Adrian Dunbar as Brendan Behan

Adrian Dunbar as Brendan Behan

The provocative, witty, ever-difficult writer Brendan Behan (1923-64) who memorably described himself as a “drinker with a writing problem” and whom the Irish poet Patrick Kavanagh quite ungenerously summed up as “evil incarnate”, is charismatically brought to life by Adrian Dunbar in Brendan at the Chelsea, a drama penned by Janet Behan, niece of the turbulent man himself.

“I like Brendan a lot,” says Dunbar, who has taken the role of the Quare Fellow to Broadway where it received an excellent review from the New York Times.

“Brendan was funny, he enjoyed challenging people, he was concerned about the poor, his politics were socialist - he was something of a tormented genius,” adds Adrian, who also directs this spirited piece.

Behan was tormented, to be sure; one Dublin publican, on his death, put it well: “God Bless him, he was an awful ****ing nuisance.” Behan was a raging alcoholic, a nightmare with deadlines, routine, structure. He was the great Irish wit, the last man standing at the bar, full of blether and talk, absolutely everything prefixed by ‘jaysus’ and a rich selection of profanities. He thought nothing of caterwauling in auditoriums, removing his shoes wherever he felt like it or falling asleep on live television; smashing up bars or bringing other women home to the marital bed displayed the nastier side of his torment.

“There’s a story,” says Dunbar,” “that Behan once spent a week staying with Samuel Beckett at his apartment in Paris. In the end Beckett - who was an incredibly polite man - had to ask Brendan to leave. Brendan was a force of nature, a law unto himself and someone who charmed and enraged a great many people at once.”
This is Brendan at the Chelsea’s second run at the Lyric, the intimate drama centring on Behan’s final stay at the ultra-hip New York Hotel which has had an illustrious roll-call of guests including Bob Dylan, Janis Joplin, Allen Ginsberg, Leonard Cohen, Patti Smith, Dylan Thomas (who died there from pneumonia in 1953) and Charles Bukowski; girlfriend of the Sex Pistol’s Sid Vicious - Nancy Spungen - was found stabbed to death at the hotel in 1978. The Chelsea, like Behan himself, possessed both charm and miasma; Arthur Miller addressed this with his short piece The Chelsea Affect, describing life there in the 1960s.

This drama focuses on the poignancy and defiance of the alcoholic in Behan battling against - some would say incrementally destroying - the live-wire genius-spark of imagination that had brought his writing such force and impact in work like The Quare Fellow.
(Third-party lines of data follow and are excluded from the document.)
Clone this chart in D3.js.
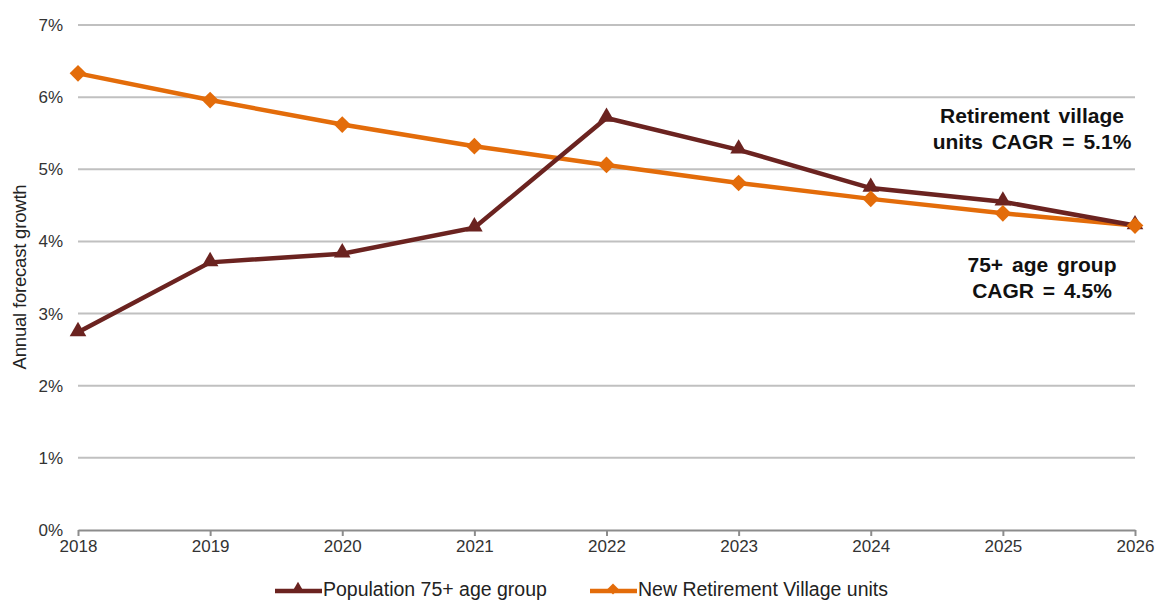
<!DOCTYPE html>
<html>
<head>
<meta charset="utf-8">
<script src="https://cdn.jsdelivr.net/npm/d3@7"></script>
<style>
  body { margin: 0; background: #fff; }
  svg { font-family: Arial, "Liberation Sans", sans-serif; }
</style>
</head>
<body>
<svg id="chart"></svg>
<script>
// Chart data
var years = ["2018", "2019", "2020", "2021", "2022", "2023", "2024", "2025", "2026"];
var population75 = [2.74, 3.71, 3.83, 4.19, 5.71, 5.27, 4.74, 4.55, 4.22];
var retirementUnits = [6.33, 5.96, 5.62, 5.32, 5.06, 4.81, 4.59, 4.39, 4.22];
var yTicks = [0, 1, 2, 3, 4, 5, 6, 7];
var seriesNames = ["Population 75+ age group", "New Retirement Village units"];

var width = 1157, height = 600;
var margin = { left: 78, right: 22, top: 25, bottom: 70 };

var svg = d3.select("#chart")
    .attr("width", width)
    .attr("height", height);

var x = d3.scalePoint()
    .domain(years)
    .range([margin.left, width - margin.right]);

var y = d3.scaleLinear()
    .domain([0, 7])
    .range([height - margin.bottom, margin.top]);

// gridlines
svg.append("g")
    .selectAll("line")
    .data(yTicks.filter(function(d) { return d > 0; }))
    .enter().append("line")
    .attr("x1", margin.left)
    .attr("x2", width - margin.right)
    .attr("y1", function(d) { return y(d); })
    .attr("y2", function(d) { return y(d); })
    .attr("stroke", "#c0c0c0")
    .attr("stroke-width", 2);

// y axis labels
svg.append("g")
    .selectAll("text")
    .data(yTicks)
    .enter().append("text")
    .attr("x", margin.left - 15)
    .attr("y", function(d) { return y(d); })
    .attr("dy", "0.35em")
    .attr("text-anchor", "end")
    .attr("font-size", 17)
    .attr("fill", "#333")
    .text(function(d) { return d + "%"; });

// x axis
var xAxis = svg.append("g")
    .attr("transform", "translate(0," + y(0) + ")")
    .call(d3.axisBottom(x).tickSize(6).tickPadding(4).tickSizeOuter(0));
xAxis.select(".domain").attr("stroke", "#8c8c8c").attr("stroke-width", 2);
xAxis.selectAll(".tick line").attr("stroke", "#8c8c8c").attr("stroke-width", 2);
xAxis.selectAll(".tick text")
    .attr("font-size", 17)
    .attr("font-family", "Arial, 'Liberation Sans', sans-serif")
    .attr("fill", "#333");

// y axis title
svg.append("text")
    .attr("transform", "translate(26,277) rotate(-90)")
    .attr("text-anchor", "middle")
    .attr("font-size", 18.5)
    .attr("letter-spacing", -0.2)
    .attr("fill", "#222")
    .text("Annual forecast growth");

var line = d3.line()
    .x(function(d, i) { return x(years[i]); })
    .y(function(d) { return y(d); });

var darkColor = "#6b2320";
var orangeColor = "#e36c0a";

var tri = d3.symbol().type(d3.symbolTriangle).size(120);
var dia = d3.symbol().type(d3.symbolSquare).size(140);

// orange series
svg.append("path")
    .datum(retirementUnits)
    .attr("d", line)
    .attr("fill", "none")
    .attr("stroke", orangeColor)
    .attr("stroke-width", 4.5);

// dark series
svg.append("path")
    .datum(population75)
    .attr("d", line)
    .attr("fill", "none")
    .attr("stroke", darkColor)
    .attr("stroke-width", 4.5);

svg.append("g")
    .selectAll("path")
    .data(population75)
    .enter().append("path")
    .attr("d", tri)
    .attr("transform", function(d, i) { return "translate(" + x(years[i]) + "," + (y(d) - 1) + ")"; })
    .attr("fill", darkColor);

svg.append("g")
    .selectAll("path")
    .data(retirementUnits)
    .enter().append("path")
    .attr("d", dia)
    .attr("transform", function(d, i) { return "translate(" + x(years[i]) + "," + y(d) + ") rotate(45)"; })
    .attr("fill", orangeColor);

// annotations
var notes = [
    { lines: ["Retirement village", "units CAGR = 5.1%"], cx: 1032, y0: 123 },
    { lines: ["75+ age group", "CAGR = 4.5%"], cx: 1042, y0: 272 }
];
notes.forEach(function(n) {
    var t = svg.append("text")
        .attr("text-anchor", "middle")
        .attr("font-size", 21)
        .attr("font-weight", "bold")
        .attr("word-spacing", 3)
        .attr("fill", "#111");
    n.lines.forEach(function(l, i) {
        t.append("tspan")
            .attr("x", n.cx)
            .attr("y", n.y0 + i * 26)
            .text(l);
    });
});

// legend
var legend = svg.append("g");
var legendItems = [
    { name: seriesNames[0], color: darkColor, sym: d3.symbol().type(d3.symbolTriangle).size(70), x: 275, rot: 0 },
    { name: seriesNames[1], color: orangeColor, sym: d3.symbol().type(d3.symbolSquare).size(60), x: 590, rot: 45 }
];
legendItems.forEach(function(d) {
    legend.append("line")
        .attr("x1", d.x).attr("x2", d.x + 47)
        .attr("y1", 591).attr("y2", 591)
        .attr("stroke", d.color)
        .attr("stroke-width", 4.5);
    legend.append("path")
        .attr("d", d.sym)
        .attr("transform", "translate(" + (d.x + 23) + ",589) rotate(" + d.rot + ")")
        .attr("fill", d.color);
    legend.append("text")
        .attr("x", d.x + 48)
        .attr("y", 596)
        .attr("font-size", 19.5)
        .attr("fill", "#222")
        .text(d.name);
});
</script>
</body>
</html>
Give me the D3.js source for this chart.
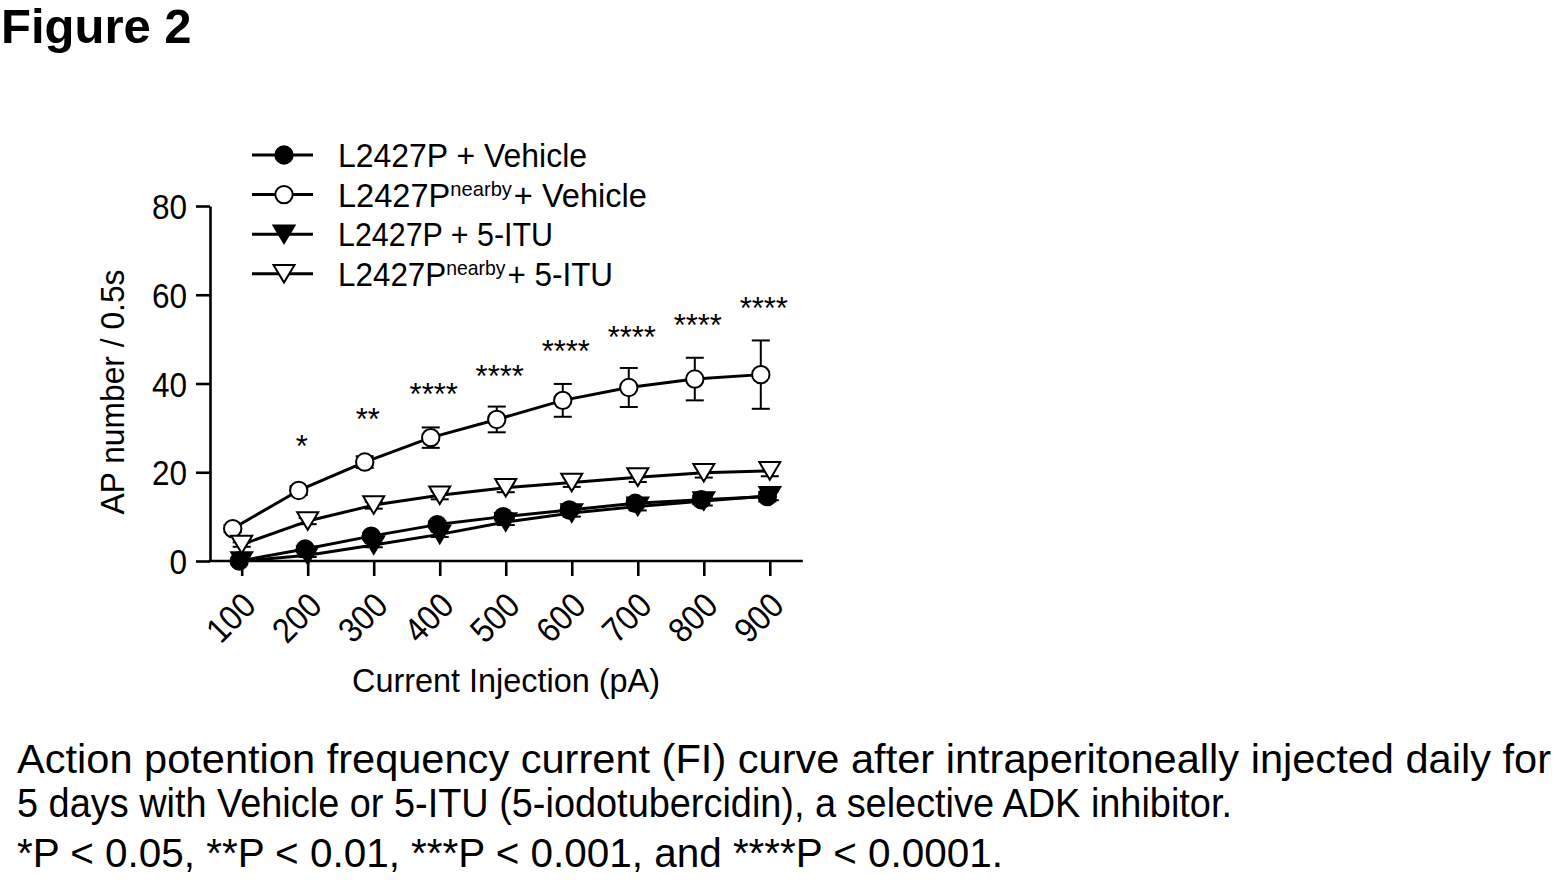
<!DOCTYPE html>
<html>
<head>
<meta charset="utf-8">
<script src="https://cdn.jsdelivr.net/npm/d3@7/dist/d3.min.js"></script>
<style>
  html, body { margin: 0; padding: 0; background: #fff; }
  svg { display: block; }
  text { font-family: "Liberation Sans", Arial, Helvetica, sans-serif; fill: #000; }
</style>
</head>
<body>
<svg id="chart" width="1565" height="886"></svg>
<script>
// ---------------- data ----------------
const currents = [100, 200, 300, 400, 500, 600, 700, 800, 900];
const yTicks = [0, 20, 40, 60, 80];

const seriesNames = ["L2427P + Vehicle", "L2427P|nearby|+ Vehicle", "L2427P + 5-ITU", "L2427P|nearby|+ 5-ITU"];

const vehicleMean       = [0.0, 2.7, 5.6, 8.2, 10.0, 11.5, 13.0, 13.8, 14.5];
const vehicleSem        = [0.3, 0.5, 0.6, 0.7, 0.8, 0.9, 1.0, 1.0, 1.1];
const nearbyVehicleMean = [7.3, 15.9, 22.3, 27.8, 31.9, 36.2, 39.1, 41.0, 42.0];
const nearbyVehicleSem  = [0.8, 1.0, 1.3, 2.3, 2.9, 3.7, 4.4, 4.8, 7.7];
const ituMean           = [0.0, 1.3, 3.6, 6.0, 8.8, 10.8, 12.3, 13.5, 14.7];
const ituSem            = [0.2, 0.4, 0.5, 0.6, 0.7, 0.8, 0.9, 1.0, 1.0];
const nearbyItuMean     = [3.7, 9.0, 12.6, 14.8, 16.5, 17.7, 18.9, 19.9, 20.3];
const nearbyItuSem      = [0.5, 0.7, 0.8, 0.9, 1.0, 1.0, 1.1, 1.1, 1.2];

const sigLabels = ["", "*", "**", "****", "****", "****", "****", "****", "****"];
const sigHeight = [0, 27.3, 33.4, 39.2, 43.1, 48.7, 51.9, 54.6, 58.4];

const figureTitle = "Figure 2";
const xAxisTitle = "Current Injection (pA)";
const yAxisTitle = "AP number / 0.5s";
const captionLines = [
  "Action potention frequency current (FI) curve after intraperitoneally injected daily for",
  "5 days with Vehicle or 5-ITU (5-iodotubercidin), a selective ADK inhibitor.",
  "*P < 0.05, **P < 0.01, ***P < 0.001, and ****P < 0.0001."
];

// ---------------- styling ----------------
const series = [
  { name: seriesNames[0], mean: vehicleMean, sem: vehicleSem, shape: "circle", fill: "#000", dx: -2.5 },
  { name: seriesNames[1], mean: nearbyVehicleMean, sem: nearbyVehicleSem, shape: "circle", fill: "#fff", dx: -9 },
  { name: seriesNames[2], mean: ituMean, sem: ituSem, shape: "triangle", fill: "#000", dx: 0 },
  { name: seriesNames[3], mean: nearbyItuMean, sem: nearbyItuSem, shape: "triangle", fill: "#fff", dx: 0 }
];
const legendWidths = [249, 309, 215, 275];
const captionWidths = [1534, 1215, 986];
const narrow = 0.9;

const svg = d3.select("#chart");

const x = d3.scaleLinear().domain([100, 900]).range([241.7, 769.8]);
const y = d3.scaleLinear().domain([0, 80]).range([561, 206]);
const axisX0 = 210;

function fitWidth(sel, w) {
  sel.each(function () {
    const target = typeof w === "function" ? w(this) : w;
    d3.select(this).attr("textLength", target).attr("lengthAdjust", "spacingAndGlyphs");
  });
}
function condense(sel, f) {
  fitWidth(sel, node => node.getComputedTextLength() * f);
}

function markerPath(shape) {
  if (shape === "circle") {
    const r = 8.7;
    return `M${-r},0A${r},${r} 0 1,0 ${r},0A${r},${r} 0 1,0 ${-r},0Z`;
  }
  const w = 10.5, h = 8.8;
  return `M${-w},${-h}L${w},${-h}L0,${h}Z`;
}

// title
svg.append("text").attr("x", 1).attr("y", 43)
  .style("font-size", "49px").style("font-weight", "bold").text(figureTitle);

// ---------------- axes ----------------
const gy = svg.append("g").attr("transform", `translate(${axisX0},0)`)
  .call(d3.axisLeft(y).tickValues(yTicks).tickSize(14).tickSizeOuter(0).tickPadding(9));
gy.select(".domain").attr("stroke-width", 2.6);
gy.selectAll(".tick line").attr("stroke-width", 2.6);
gy.selectAll(".tick text").style("font-size", "35px").attr("font-family", null).attr("fill", "#000")
  .attr("dy", "0.36em");
condense(gy.selectAll(".tick text"), narrow);

const gx = svg.append("g").attr("transform", `translate(0,${y(0)})`)
  .call(d3.axisBottom(x).tickValues(currents).tickSize(15).tickSizeOuter(0).tickFormat(d3.format("d")));
gx.select(".domain").remove();
gx.append("line").attr("x1", axisX0 - 1.3).attr("x2", x(950)).attr("y1", 0).attr("y2", 0)
  .attr("stroke", "#000").attr("stroke-width", 2.6);
gx.selectAll(".tick line").attr("stroke-width", 2.6);
gx.selectAll(".tick text")
  .style("font-size", "35px").attr("font-family", null).attr("fill", "#000")
  .attr("text-anchor", "end").attr("y", 0).attr("dy", "0.35em")
  .attr("transform", "translate(7,38) rotate(-45)");
condense(gx.selectAll(".tick text"), narrow);

const xt = svg.append("text").attr("x", 506).attr("y", 692).attr("text-anchor", "middle")
  .style("font-size", "34px").text(xAxisTitle);
fitWidth(xt, 308);

const yt = svg.append("text").attr("transform", "translate(112,392) rotate(-90)")
  .attr("text-anchor", "middle").attr("dy", "0.35em")
  .style("font-size", "34px").text(yAxisTitle);
fitWidth(yt, 245);

// ---------------- data marks ----------------
const plot = svg.append("g");
const line = d3.line();

series.forEach(s => {
  const pts = currents.map((c, i) => [x(c) + s.dx, y(s.mean[i])]);
  plot.append("path").attr("d", line(pts)).attr("fill", "none")
    .attr("stroke", "#000").attr("stroke-width", 3).attr("stroke-linejoin", "round");
});

series.forEach(s => {
  const g = plot.append("g");
  currents.forEach((c, i) => {
    const cx = x(c) + s.dx;
    const hi = y(s.mean[i] + s.sem[i]), lo = y(Math.max(0, s.mean[i] - s.sem[i]));
    g.append("line").attr("x1", cx).attr("x2", cx).attr("y1", hi).attr("y2", lo)
      .attr("stroke", "#000").attr("stroke-width", 2);
    [hi, lo].forEach(v => g.append("line").attr("x1", cx - 9).attr("x2", cx + 9)
      .attr("y1", v).attr("y2", v).attr("stroke", "#000").attr("stroke-width", 2));
  });
});

series.forEach(s => {
  plot.append("g").selectAll("path").data(currents).join("path")
    .attr("d", markerPath(s.shape))
    .attr("transform", (c, i) => `translate(${x(c) + s.dx},${y(s.mean[i])})`)
    .attr("fill", s.fill).attr("stroke", "#000").attr("stroke-width", 2);
});

// significance stars
svg.append("g").selectAll("text").data(currents).join("text")
  .attr("x", c => x(c) - 6)
  .attr("y", (c, i) => y(sigHeight[i]) + 17.5)
  .attr("text-anchor", "middle").style("font-size", "31px")
  .text((c, i) => sigLabels[i]);

// ---------------- legend ----------------
const legend = svg.append("g");
series.forEach((s, i) => {
  const ly = 155 + i * 39.6;
  legend.append("line").attr("x1", 252).attr("x2", 313).attr("y1", ly).attr("y2", ly)
    .attr("stroke", "#000").attr("stroke-width", 3);
  legend.append("path").attr("d", markerPath(s.shape))
    .attr("transform", `translate(284,${ly})`)
    .attr("fill", s.fill).attr("stroke", "#000").attr("stroke-width", 2);
  const parts = s.name.split("|");
  const t = legend.append("text").attr("x", 338).attr("y", ly).attr("dy", "0.36em")
    .style("font-size", "34px");
  t.append("tspan").text(parts[0]);
  if (parts.length > 1) {
    t.append("tspan").attr("dy", -11).style("font-size", "21px").text(parts[1]);
    t.append("tspan").attr("dy", 11).attr("dx", 2).text(parts[2]);
  }
  fitWidth(t, legendWidths[i]);
});

// ---------------- caption ----------------
const capBase = [773, 817, 867];
const cap = svg.append("g");
captionLines.forEach((txt, i) => {
  const t = cap.append("text").attr("x", 17).attr("y", capBase[i]).style("font-size", "40px").text(txt);
  fitWidth(t, captionWidths[i]);
});
</script>
</body>
</html>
This is a vision of a man in decline, shaking with alcohol dependency, floating in and out of reverie, his mind swimming back to happier times, the phone ringing endlessly with editors wanting already hugely late copy.

Above all, the piece is stupendous for the way Dunbar inhabits the role, his own personality melting away until he is simply the swearing, confused, befuddled, raging and brilliant Brendan Behan, cigar held rakishly at the side of his mouth, spouting all the best lines of insolence - some aimed like arrows at his critics.

“It is a brilliant line that Behan came up with,” adds Adrian with a laugh, “and one I do enjoy delivering: “Critics are like eunuchs in a harem; they know how it’s done, they’ve seen it done everyday, but they’re unable to do it themselves.” Behan had a point, but said eunuchs kept him adored - for a time - on Broadway.

Adrian Dunbar is completely mesmerising in this role - making the audience suspend disbelief entirely; he seduces us just as Behan would have, accent perfect, twinkle in eyes, agitation and turbulence mixed up with genius world-play, indefatigable wit. Dunbar is totally Brendan here, no ordinary “human Behan”.